Michael Tedder of Vulture awarded the episode—along with "Junior Salesman"—four stars out of five. He enjoyed Kevin's telling off the Senator for his poor treatment of his friends and family, and said "that it came with Kevin's halting delivery just made it better." However, he was critical of the Brian subplot, calling it "the least interesting way this camera crew reveal could have gone". Roth Cornet of IGN awarded the episode a 7 out of 10, denoting a "good" episode. Despite noting that the show itself was still good in comparison to much of television, Cornet wrote that the episode is an example of the "danger of needlessly dragging things out, as we have seen the waste of ending things before they have had the opportunity to reach their full potential in the past." Cornet praised Kevin's "truth bomb", writing that it "worked beautifully", but she called "the 'man behind the curtain' reveal ... a bitter disappointment" and a "cop-out" to engage the audience.

Brett Davinger of The California Literary Review called Brian's antics "creepy", and wondered if the character would begin to emulate the characteristics of the eighth season character Cathy, who attempted to cheat with Jim. He called the Jim and Darryl story filler, but was more positive about Oscar and Kevin's story, noting that the ending was "a short segment, but well done". Bonnie Stiernberg of Paste magazine wrote that the idea of Brian temporarily dividing Pam and Jim led to "one of the more out-of-the-box episodes" of the series. However, she felt that the writers should have "thought of [the idea] sometime last season" and that the concept seemed forced. Stiernberg paralleled the quick buildup to Pam and Brian's relationship unfavorably to the slow buildup of Pam and Jim's initial attraction to each other. Nick Campbell of TV.com wrote that "Vandalism"—along with "Junior Salesman"—was "so much sharper than last week's trial in Dullsville". He felt that the episode was "important", because it continued the plot involving Brian. Campbell initially was not pleased with the development, but said that the plot will be "the ultimate test of the show's romantic theory" that "the meek men (the proletariat) constantly and righteously upending the established and neglectful men (the bourgeoisie) in the lives of The Offices womenfolk".
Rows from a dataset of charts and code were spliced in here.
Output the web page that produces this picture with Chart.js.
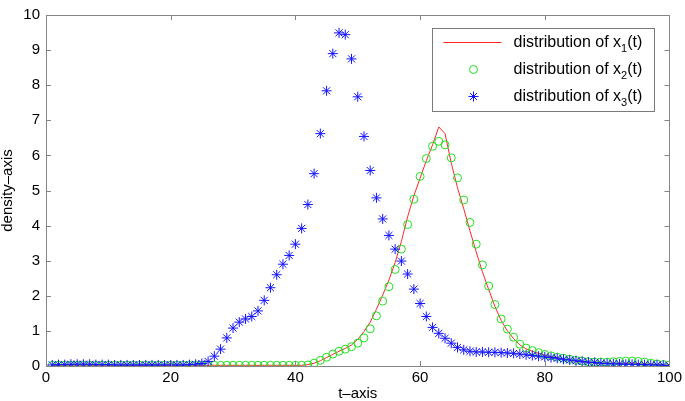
<!DOCTYPE html>
<html lang="en">
<head>
<meta charset="UTF-8">
<title>distribution density</title>
<script src="https://cdn.jsdelivr.net/npm/chart.js"></script>
<style>
    html, body { margin: 0; padding: 0; background: #fff; }
</style>
</head>
<body>
<canvas id="chart" width="685" height="401"></canvas>
<script>
    // t values (one sample per unit)
    const tValues = [1,2,3,4,5,6,7,8,9,10,11,12,13,14,15,16,17,18,19,20,
        21,22,23,24,25,26,27,28,29,30,31,32,33,34,35,36,37,38,39,40,
        41,42,43,44,45,46,47,48,49,50,51,52,53,54,55,56,57,58,59,60,
        61,62,63,64,65,66,67,68,69,70,71,72,73,74,75,76,77,78,79,80,
        81,82,83,84,85,86,87,88,89,90,91,92,93,94,95,96,97,98,99,100];

    // distribution of x1(t) - red line
    const densityX1 = [0.02,0.02,0.02,0.02,0.02,0.02,0.02,0.02,0.02,0.02,
        0.02,0.02,0.02,0.02,0.02,0.02,0.02,0.02,0.02,0.02,
        0.02,0.02,0.02,0.02,0.02,0.02,0.02,0.02,0.02,0.02,
        0.02,0.02,0.02,0.02,0.02,0.02,0.02,0.02,0.02,0.02,
        0.02,0.04,0.08,0.15,0.24,0.33,0.42,0.50,0.60,0.76,
        0.98,1.25,1.62,2.02,2.45,2.95,3.55,4.25,4.85,5.35,
        5.85,6.30,6.81,6.62,5.78,5.08,4.48,3.85,3.25,2.68,
        2.18,1.70,1.30,1.00,0.78,0.60,0.49,0.42,0.36,0.31,
        0.27,0.23,0.20,0.17,0.14,0.12,0.10,0.09,0.08,0.08,
        0.08,0.08,0.08,0.08,0.07,0.06,0.05,0.04,0.03,0.02];

    // distribution of x2(t) - green circles
    const densityX2 = [0.02,0.02,0.02,0.02,0.02,0.02,0.02,0.02,0.02,0.02,
        0.02,0.02,0.02,0.02,0.02,0.02,0.02,0.02,0.02,0.02,
        0.02,0.02,0.02,0.02,0.02,0.02,0.02,0.02,0.02,0.02,
        0.02,0.02,0.02,0.02,0.02,0.02,0.02,0.02,0.02,0.02,
        0.02,0.03,0.08,0.16,0.25,0.34,0.42,0.48,0.55,0.65,
        0.80,1.06,1.43,1.85,2.26,2.75,3.33,4.03,4.75,5.40,
        5.91,6.26,6.40,6.30,5.93,5.36,4.73,4.09,3.47,2.88,
        2.28,1.75,1.34,1.05,0.82,0.62,0.51,0.44,0.38,0.33,
        0.29,0.25,0.22,0.19,0.16,0.14,0.12,0.11,0.11,0.11,
        0.12,0.13,0.14,0.14,0.13,0.11,0.08,0.06,0.04,0.03];

    // distribution of x3(t) - blue stars
    const densityX3 = [0.03,0.04,0.04,0.05,0.05,0.05,0.05,0.04,0.04,0.04,
        0.03,0.03,0.03,0.03,0.03,0.03,0.03,0.03,0.03,0.03,
        0.03,0.03,0.04,0.05,0.07,0.13,0.28,0.48,0.80,1.08,
        1.25,1.34,1.41,1.57,1.87,2.23,2.60,2.90,3.15,3.47,
        3.92,4.60,5.48,6.62,7.84,8.90,9.49,9.44,8.75,7.67,
        6.54,5.57,4.79,4.19,3.72,3.33,2.99,2.62,2.19,1.78,
        1.41,1.10,0.93,0.79,0.65,0.53,0.46,0.42,0.40,0.40,
        0.39,0.39,0.38,0.37,0.36,0.34,0.32,0.30,0.28,0.26,
        0.24,0.22,0.19,0.17,0.15,0.13,0.11,0.10,0.08,0.07,
        0.06,0.06,0.05,0.05,0.04,0.04,0.03,0.03,0.02,0.01];

    const seriesLabels = ['distribution of x_1(t)', 'distribution of x_2(t)', 'distribution of x_3(t)'];
    const xTicks = [0, 20, 40, 60, 80, 100];
    const yTicks = [0, 1, 2, 3, 4, 5, 6, 7, 8, 9, 10];

    const toPoints = (ys) => ys.map((y, i) => ({ x: tValues[i], y: y }));
    const FONT = 'Liberation Sans, Arial, Helvetica, sans-serif';
    const FRAME = '#858585';

    // matlab style box with inward ticks on all four sides
    const boxTicks = {
        id: 'boxTicks',
        afterDraw(chart) {
            const ctx = chart.ctx, a = chart.chartArea;
            const sx = chart.scales.x, sy = chart.scales.y;
            ctx.save();
            ctx.strokeStyle = FRAME;
            ctx.lineWidth = 1;
            ctx.beginPath();
            ctx.moveTo(Math.round(a.left) + 0.5, Math.round(a.bottom) + 0.5);
            ctx.lineTo(Math.round(a.left) + 0.5, Math.round(a.top) + 0.5);
            ctx.lineTo(Math.round(a.right) + 0.5, Math.round(a.top) + 0.5);
            ctx.lineTo(Math.round(a.right) + 0.5, Math.round(a.bottom) + 0.5);
            ctx.closePath();
            xTicks.forEach(v => {
                const px = Math.round(sx.getPixelForValue(v)) + 0.5;
                ctx.moveTo(px, a.bottom); ctx.lineTo(px, a.bottom - 5);
                ctx.moveTo(px, a.top); ctx.lineTo(px, a.top + 5);
            });
            yTicks.forEach(v => {
                const py = Math.round(sy.getPixelForValue(v)) + 0.5;
                ctx.moveTo(a.left, py); ctx.lineTo(a.left + 5, py);
                ctx.moveTo(a.right, py); ctx.lineTo(a.right - 5, py);
            });
            ctx.stroke();
            ctx.restore();
        }
    };

    // legend box with subscripts
    const subLegend = {
        id: 'subLegend',
        afterDraw(chart) {
            const ctx = chart.ctx, a = chart.chartArea;
            const w = 222, h = 83;
            const x0 = Math.round(a.right - 15 - w) + 0.5, y0 = Math.round(a.top + 13) + 0.5;
            ctx.save();
            ctx.fillStyle = '#fff';
            ctx.fillRect(x0, y0, w, h);
            ctx.strokeStyle = '#7a7a7a';
            ctx.lineWidth = 1;
            ctx.strokeRect(x0, y0, w, h);

            chart.data.datasets.forEach((ds, i) => {
                const cy = y0 + 14 + i * 27;
                ctx.strokeStyle = ds.borderColor;
                ctx.fillStyle = ds.borderColor;
                if (ds.showLine) {
                    ctx.lineWidth = ds.borderWidth;
                    ctx.beginPath();
                    ctx.moveTo(x0 + 11, cy);
                    ctx.lineTo(x0 + 69, cy);
                    ctx.stroke();
                } else {
                    ctx.fillStyle = 'rgba(0,0,0,0)';
                    ctx.lineWidth = ds.pointBorderWidth;
                    Chart.helpers.drawPoint(ctx, {
                        pointStyle: ds.pointStyle,
                        radius: ds.pointRadius,
                        rotation: 0,
                        borderWidth: ds.pointBorderWidth
                    }, x0 + 41, cy);
                }
                // text: main part, subscript, rest
                const parts = ds.label.split('_');
                const main = parts[0];
                const sub = parts[1].charAt(0);
                const rest = parts[1].slice(1);
                let tx = x0 + 81;
                ctx.fillStyle = '#000';
                ctx.textBaseline = 'middle';
                ctx.font = '16px ' + FONT;
                ctx.fillText(main, tx, cy);
                tx += ctx.measureText(main).width;
                ctx.font = '11px ' + FONT;
                ctx.fillText(sub, tx, cy + 6);
                tx += ctx.measureText(sub).width;
                ctx.font = '16px ' + FONT;
                ctx.fillText(rest, tx, cy);
            });
            ctx.restore();
        }
    };

    const ctx = document.getElementById('chart').getContext('2d');
    const chart = new Chart(ctx, {
        type: 'scatter',
        data: {
            datasets: [
                {
                    label: seriesLabels[0],
                    data: toPoints(densityX1),
                    showLine: true,
                    borderColor: 'rgb(255, 40, 40)',
                    borderWidth: 1,
                    pointRadius: 0,
                    order: 3,
                },
                {
                    label: seriesLabels[1],
                    data: toPoints(densityX2),
                    showLine: false,
                    borderColor: 'rgb(30, 225, 30)',
                    backgroundColor: 'rgba(0,0,0,0)',
                    pointStyle: 'circle',
                    pointRadius: 4,
                    pointBorderWidth: 1,
                    order: 2,
                },
                {
                    label: seriesLabels[2],
                    data: toPoints(densityX3),
                    showLine: false,
                    borderColor: 'rgb(20, 20, 255)',
                    backgroundColor: 'rgb(20, 20, 255)',
                    pointStyle: 'star',
                    pointRadius: 5,
                    pointBorderWidth: 1,
                    order: 1,
                },
            ],
        },
        options: {
            responsive: false,
            animation: false,
            layout: { padding: { left: 0, right: 13, top: 6, bottom: 0 } },
            plugins: {
                legend: { display: false },
                tooltip: { enabled: false },
            },
            scales: {
                x: {
                    type: 'linear',
                    min: 0,
                    max: 100,
                    afterFit: (scale) => { scale.height = 35; },
                    afterBuildTicks: (scale) => { scale.ticks = xTicks.map(v => ({ value: v })); },
                    grid: { display: false, drawTicks: false },
                    border: { display: false },
                    ticks: { color: '#000', font: { family: FONT, size: 15 }, padding: 3, maxRotation: 0 },
                    title: { display: true, text: 't\u2013axis', color: '#000', font: { family: FONT, size: 15, lineHeight: 1 }, padding: 0 },
                },
                y: {
                    type: 'linear',
                    min: 0,
                    max: 10,
                    afterFit: (scale) => { scale.width = 46; },
                    afterBuildTicks: (scale) => { scale.ticks = yTicks.map(v => ({ value: v })); },
                    grid: { display: false, drawTicks: false },
                    border: { display: false },
                    ticks: { color: '#000', font: { family: FONT, size: 15 }, padding: 6 },
                    title: { display: true, text: 'density\u2013axis', color: '#000', font: { family: FONT, size: 15, lineHeight: 1 }, padding: 0 },
                },
            },
        },
        plugins: [boxTicks, subLegend],
    });
</script>
</body>
</html>
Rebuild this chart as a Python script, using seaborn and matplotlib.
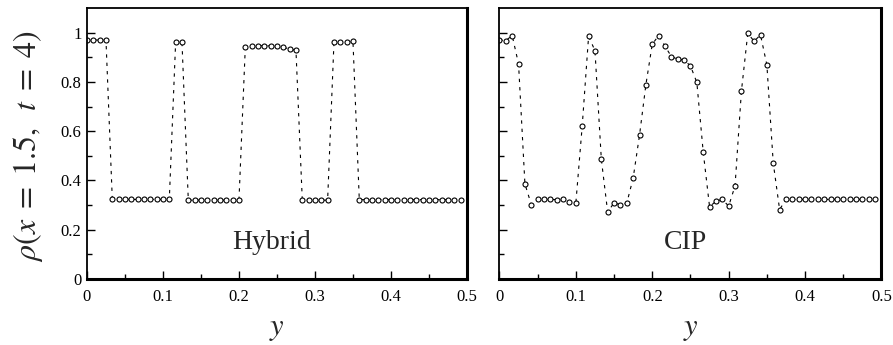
import numpy as np
import pandas as pd
import seaborn as sns
import matplotlib.pyplot as plt

# density rho at x = 1.5, t = 4 sampled along y (60 cells over 0..0.5)
y_pos = np.arange(60) / 120

rho_hybrid = [
    0.970, 0.970, 0.970, 0.970, 0.323, 0.323, 0.323, 0.323, 0.323, 0.323,
    0.323, 0.323, 0.323, 0.323, 0.961, 0.962, 0.320, 0.320, 0.320, 0.320,
    0.320, 0.320, 0.320, 0.320, 0.320, 0.940, 0.946, 0.947, 0.947, 0.946,
    0.944, 0.940, 0.934, 0.928, 0.320, 0.320, 0.320, 0.320, 0.320, 0.960,
    0.962, 0.963, 0.965, 0.322, 0.322, 0.322, 0.322, 0.322, 0.322, 0.322,
    0.322, 0.322, 0.322, 0.322, 0.322, 0.322, 0.322, 0.322, 0.322, 0.322,
]

rho_cip = [
    0.970, 0.968, 0.988, 0.873, 0.386, 0.302, 0.323, 0.323, 0.323, 0.322,
    0.325, 0.312, 0.309, 0.622, 0.985, 0.927, 0.486, 0.271, 0.310, 0.301,
    0.308, 0.410, 0.584, 0.789, 0.953, 0.988, 0.945, 0.903, 0.892, 0.889,
    0.865, 0.798, 0.516, 0.293, 0.316, 0.323, 0.296, 0.378, 0.762, 0.997,
    0.965, 0.991, 0.869, 0.471, 0.282, 0.323, 0.323, 0.323, 0.323, 0.323,
    0.323, 0.323, 0.323, 0.323, 0.323, 0.323, 0.323, 0.323, 0.323, 0.323,
]

panel_names = ['Hybrid', 'CIP']
x_ticks = [0, 0.1, 0.2, 0.3, 0.4, 0.5]
x_ticklabels = ['0', '0.1', '0.2', '0.3', '0.4', '0.5']
y_ticks = [0, 0.2, 0.4, 0.6, 0.8, 1.0]
y_ticklabels = ['0', '0.2', '0.4', '0.6', '0.8', '1']

df = pd.DataFrame({'y': np.concatenate([y_pos, y_pos]),
                   'rho': rho_hybrid + rho_cip,
                   'scheme': ['Hybrid'] * 60 + ['CIP'] * 60})

sns.set_style('ticks')
plt.rcParams['font.family'] = ['Liberation Serif', 'DejaVu Serif']
plt.rcParams['mathtext.fontset'] = 'stix'

fig = plt.figure(figsize=(8.93, 3.45), dpi=100)
ax1 = fig.add_axes([0.0974, 0.1913, 0.4255, 0.7855])
ax2 = fig.add_axes([0.5593, 0.1913, 0.4278, 0.7855])

for ax, name in zip([ax1, ax2], panel_names):
    sub = df[df.scheme == name]
    sns.lineplot(data=sub, x='y', y='rho', ax=ax, color='black',
                 linewidth=0.8, linestyle=(0, (3, 4.5)), marker='o',
                 markersize=3.6, markerfacecolor='white',
                 markeredgecolor='black', markeredgewidth=0.8,
                 clip_on=True)
    ax.set_xlim(0, 0.5)
    ax.set_ylim(0, 1.1)
    ax.set_xticks(x_ticks)
    ax.set_xticklabels(x_ticklabels)
    ax.set_yticks(y_ticks)
    ax.set_xticks(np.arange(0.05, 0.5, 0.1), minor=True)
    ax.set_yticks(np.arange(0.1, 1.1, 0.2), minor=True)
    ax.tick_params(which='both', direction='in', top=False, right=False,
                   labelsize=12, colors='black')
    ax.tick_params(which='major', length=6, width=1, pad=7)
    ax.tick_params(which='minor', length=3.5, width=1)
    ax.tick_params(axis='y', pad=4)
    for side, sp in ax.spines.items():
        sp.set_visible(True)
        sp.set_color('black')
        sp.set_linewidth(2.2 if side in ('right', 'bottom') else 1.3)
    ax.text(0.243, 0.15, name, fontsize=20, ha='center', va='center')
    ax.set_xlabel('$y$', fontsize=22)
    ax.xaxis.set_label_coords(0.5, -0.13)
    ax.set_ylabel('')

ax1.set_yticklabels(y_ticklabels)
ax2.set_yticklabels([])
ax1.set_ylabel(r'$\rho(x\;=\;1.5,\;\;t\;=\;4)$', fontsize=23)
ax1.yaxis.set_label_coords(-0.11, 0.49)

fig.savefig('out.png', dpi=100)
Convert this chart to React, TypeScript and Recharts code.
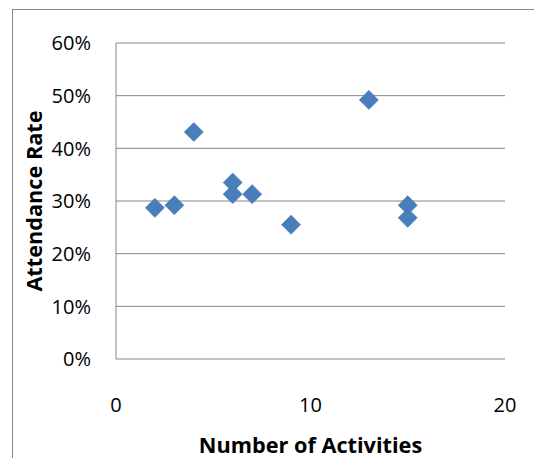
import React from 'react';
import { ScatterChart, Scatter, XAxis, YAxis, CartesianGrid, Label } from 'recharts';

const activities = [2, 3, 4, 6, 6, 7, 9, 13, 15, 15];
const attendance = [0.287, 0.292, 0.431, 0.335, 0.313, 0.313, 0.255, 0.492, 0.292, 0.268];
const xTicks = [0, 10, 20];
const yTicks = [0, 0.1, 0.2, 0.3, 0.4, 0.5, 0.6];
const xTitle = 'Number of Activities';
const yTitle = 'Attendance Rate';

const data = activities.map((a, i) => ({ x: a, y: attendance[i] }));

const FONT = '"Open Sans", sans-serif';
const GRAY = '#878787';
const BLUE = '#4a7ebb';
const TICK_SIZE = 20;
const TITLE_SIZE = 21.7;

const Diamond = (props: any) => {
  const { cx, cy } = props;
  if (cx == null || cy == null) return null;
  const r = 9.6;
  return (
    <polygon
      points={`${cx},${cy - r} ${cx + r},${cy} ${cx},${cy + r} ${cx - r},${cy}`}
      fill={BLUE}
      stroke={BLUE}
      strokeWidth={0.5}
    />
  );
};

const XTick = (props: any) => {
  const { x, y, payload } = props;
  return (
    <text
      x={x}
      y={y}
      dy={TICK_SIZE * 0.36}
      textAnchor="middle"
      fontFamily={FONT}
      fontSize={TICK_SIZE}
      fill="#000"
    >
      {payload.value}
    </text>
  );
};

const YTick = (props: any) => {
  const { x, y, payload } = props;
  return (
    <text
      x={x}
      y={y}
      dy={TICK_SIZE * 0.36}
      textAnchor="end"
      fontFamily={FONT}
      fontSize={TICK_SIZE}
      fill="#000"
    >
      {`${Math.round(payload.value * 100)}%`}
    </text>
  );
};

export default function App() {
  return (
    <div
      style={{
        position: 'fixed',
        left: 0,
        top: 0,
        width: 534,
        height: 458,
        overflow: 'hidden',
        background: '#fff',
      }}
    >
      <div
        style={{
          position: 'absolute',
          left: 12,
          top: 9,
          width: 600,
          height: 600,
          border: `1px solid ${GRAY}`,
          boxSizing: 'border-box',
        }}
      />
      <div style={{ position: 'absolute', left: 0, top: 0 }}>
        <ScatterChart
          width={534}
          height={458}
          margin={{ top: 43, right: 29, bottom: 0, left: 0 }}
        >
          <CartesianGrid horizontal vertical={false} stroke={GRAY} strokeWidth={1} />
          <XAxis
            type="number"
            dataKey="x"
            domain={[0, 20]}
            ticks={xTicks}
            height={99}
            axisLine={false}
            tickLine={false}
            tickSize={0}
            tickMargin={46}
            tick={<XTick />}
          >
            <Label
              content={(p: any) => {
                const vb = p.viewBox;
                return (
                  <text
                    x={vb.x + vb.width / 2}
                    y={vb.y + 94}
                    textAnchor="middle"
                    fontFamily={FONT}
                    fontWeight="bold"
                    fontSize={TITLE_SIZE}
                    fill="#000"
                  >
                    {xTitle}
                  </text>
                );
              }}
            />
          </XAxis>
          <YAxis
            type="number"
            dataKey="y"
            domain={[0, 0.6]}
            ticks={yTicks}
            width={116}
            axisLine={{ stroke: GRAY, strokeWidth: 1 }}
            tickLine={false}
            tickSize={0}
            tickMargin={25}
            tick={<YTick />}
          >
            <Label
              content={(p: any) => {
                const vb = p.viewBox;
                const cx = 42;
                const cy = vb.y + vb.height / 2;
                return (
                  <text
                    x={cx}
                    y={cy}
                    textAnchor="middle"
                    transform={`rotate(-90, ${cx}, ${cy})`}
                    fontFamily={FONT}
                    fontWeight="bold"
                    fontSize={TITLE_SIZE}
                    fill="#000"
                  >
                    {yTitle}
                  </text>
                );
              }}
            />
          </YAxis>
          <Scatter data={data} shape={<Diamond />} isAnimationActive={false} />
        </ScatterChart>
      </div>
    </div>
  );
}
Erik Adams of The A.V. Club awarded the episode a "C−" and largely criticized the introduction of Brian as a potential love interest for Pam. He was especially critical of the fight scene, saying Brian coming to Pam's rescue was an unnecessary contrivance, and that having Dwight in the role of Pam's defender would have been a more fitting resolution to the subplot. Adams, however, was complimentary towards Kevin's part in the episode, and called it a flash "of late-period Office at its very best". Casey Gillis of The News & Advance said the overall success of the ninth season of The Office was hurt by "Vandalism", as well as "Junior Salesman". She wrote that, while the episode "would have been enjoyable by" itself, after Brian defended Pam "the show sailed right over that shark".